Tart. A. III. Sc. 2.
[5] Sursùm & deorsùm disciplina.——All the Women (as the Writer of this Commentary has been told, when in Catholic Countries) who make self-flagellation part of their religious exercises, whether they live in or out of Convents, use the lower discipline, as defined above: their pious and merciful Confessors having suggested to them, that the upper discipline may prove dangerous, and be the cause of hurting their breasts, especially when they mean to proceed in that holy exercise with unusual fervour and severity. A few Orders of Friars, among whom are the Capuchins, also use the lower kind of discipline; but for what reason the Commentator has not been as yet informed.

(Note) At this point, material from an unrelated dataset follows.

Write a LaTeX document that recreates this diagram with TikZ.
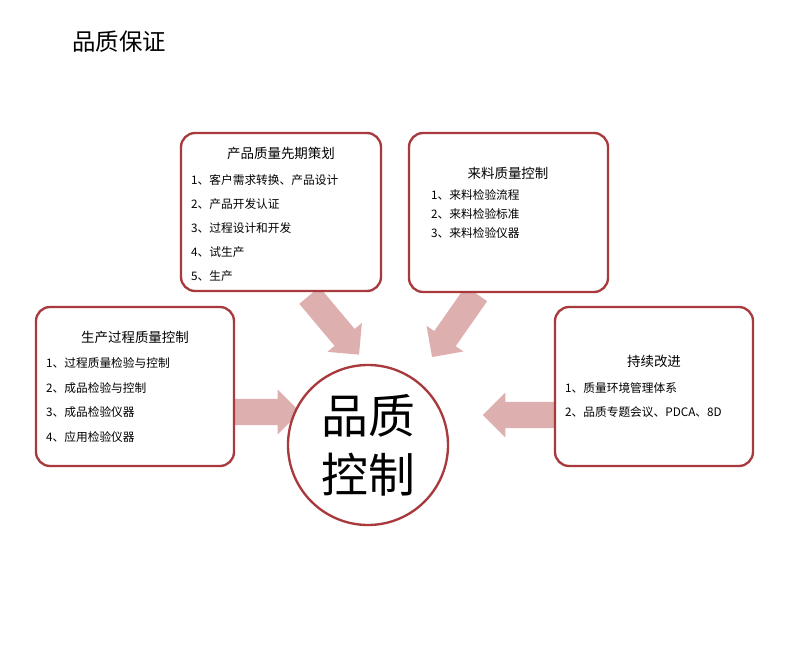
\documentclass[tikz,border=0pt]{standalone}
\usepackage{fontspec}
\setmainfont{Noto Sans CJK SC}
\usetikzlibrary{shapes.arrows}
\definecolor{BoxRed}{HTML}{A83A3E}
\definecolor{ArrowPink}{HTML}{DDAFAF}
\tikzset{
  infobox/.style={draw=BoxRed, line width=2pt, rounded corners=12pt, fill=white},
  boxtitle/.style={font=\fontsize{11.5}{13}\selectfont},
  boxitem/.style={anchor=west, font=\fontsize{10}{12}\selectfont},
  blockarrow/.style={single arrow, fill=ArrowPink, draw=none, minimum height=66pt, single arrow head extend=8pt, inner sep=11pt}
}
\begin{document}
\begin{tikzpicture}[x=0.03cm, y=-0.03cm]
  \useasboundingbox (0,0) rectangle (800,650);
  \node[anchor=west, font=\fontsize{20}{22}\selectfont] (title) at (68,42) {品质保证};

  % arrows first, boxes on top
  \node[blockarrow, rotate=-50] (arrowtl) at (330,320) {};
  \node[blockarrow, rotate=-125] (arrowtr) at (458,320) {};
  \node[blockarrow, rotate=0] (arrowl) at (255,412) {};
  \node[blockarrow, rotate=180] (arrowr) at (528,415) {};

  % planning
  \draw[infobox] (181,133) rectangle (381,291);
  \node[boxtitle] (plan) at (281,153) {产品质量先期策划};
  \node[boxitem] (plan1) at (187,180) {1、客户需求转换、产品设计};
  \node[boxitem] (plan2) at (187,204) {2、产品开发认证};
  \node[boxitem] (plan3) at (187,228) {3、过程设计和开发};
  \node[boxitem] (plan4) at (187,252) {4、试生产};
  \node[boxitem] (plan5) at (187,276) {5、生产};

  % incoming
  \draw[infobox] (409,133) rectangle (608,292);
  \node[boxtitle] (incoming) at (508,173) {来料质量控制};
  \node[boxitem] (incoming1) at (427,195) {1、来料检验流程};
  \node[boxitem] (incoming2) at (427,214) {2、来料检验标准};
  \node[boxitem] (incoming3) at (427,233) {3、来料检验仪器};

  % production
  \draw[infobox] (36,307) rectangle (234,466);
  \node[boxtitle] (process) at (135,337) {生产过程质量控制};
  \node[boxitem] (process1) at (42,363) {1、过程质量检验与控制};
  \node[boxitem] (process2) at (42,388) {2、成品检验与控制};
  \node[boxitem] (process3) at (42,412) {3、成品检验仪器};
  \node[boxitem] (process4) at (42,437) {4、应用检验仪器};

  % improvement
  \draw[infobox] (555,307) rectangle (753,466);
  \node[boxtitle] (improve) at (654,361) {持续改进};
  \node[boxitem] (improve1) at (561,388) {1、质量环境管理体系};
  \node[boxitem] (improve2) at (561,412) {2、品质专题会议、PDCA、8D};

  % centre
  \node[circle, draw=BoxRed, line width=2pt, fill=white, minimum size=160*0.03cm, align=center,
        font=\fontsize{40}{50}\selectfont] (core) at (368,445) {品质\\控制};
\end{tikzpicture}
\end{document}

Perhaps it will be asked here, how Priests and Confessors have been able to introduce the use of such a painful practice as flagellation, among the persons who choose to be directed by them in religious matters, and how they can enforce obedience to the prescriptions they give them in that respect. But here it must be remembered, that Penance has been made a Sacrament among Catholics, and that Satisfaction, as may be seen in the Books that treat of that subject, is an essential part of it, and must always precede the Absolution on the part of the Confessor. Now, as Confessors have it in their power to refuse this Absolution, so long as the Penances or Satisfactions of any kind, which they have enjoyed to their Penitents, have not been accomplished, this confers on them a very great authority; and though, to a number of those who apply to them, who care but little for such Absolution, or in case of refusal are ready to apply to other more easy Confessors, they scarcely prescribe any other kind of Satisfaction than saying a certain number of prayers, or such like mortification; yet, to those persons who think it a very serious affair when a Confessor in whom they trust, continues to refuse them his absolution, they may enjoin almost what kind of penance they please. And indeed since Confessors have been able to prevail upon Kings to leave their kingdoms and engage in perilous wars and croisades to the Holy Land, and to induce young and tender Queens to perform on foot pilgrimages to very distant places, it is not difficult to understand how they have been able gradually to prevail upon numbers of their Devotees of both Sexes, to follow practices which they had been so foolish as to adopt for themselves, and to practise, at their own choice, either the lower, or the upper, discipline.
[6] Dial. Ὑπὲρ τῶν Εἰκόνων—Καὶ τοὶ παλαιὸς οὕτος ὁ λόγος, ἀνευθύνους εἶναι Ποιητὰς καὶ Γραφέας. The Greek word ἀνευθύνους, used here, literally signifies that Poets and Painters are not obliged to give any account of their actions. Horace has also expressed a thought of the same kind with regard to them, in his Ars Poetica, “Painters and Poets have always equally enjoyed the power of daring every thing.”
Pictoribus atque Poëtis
Quidlibet audendi semper fuit æqua potestas.
A. P. v. 9, 10.
The complaints of our Author with respect to the loose which Painters have been used to give to their own fancy, when they have treated religious subjects, are well grounded; and persons who have travelled in Catholic Countries cannot but have taken notice of the freedom that prevails in their Church-pictures: hence a number of stories are related among them of Nuns, or other Women, who have fallen in love with naked figures of Angels and Saints, and of Men who have been led into extravagances by the passion they had conceived for certain statues, or pictures. As to errors concerning facts merely, and faults against the Costume, which our Author seems more particularly to allude to, in this Chapter, they are certainly very frequent in the works of Painters: even the first among them, such as Paul Veronese and others, are reproached with capital ones. On this occasion the Writer of this Commentary thinks he may relate what he himself has seen in a Country Church in Germany, in which a Painter, who had intended to represent the Sacrifice of Isaac, had so far availed himself of the potestas quidlibet audendi, mentioned above, that he had represented Abraham with a blunderbuss in his hand, ready to shoot his son, and an Angel, suddenly come down from Heaven, pouring water on the pan.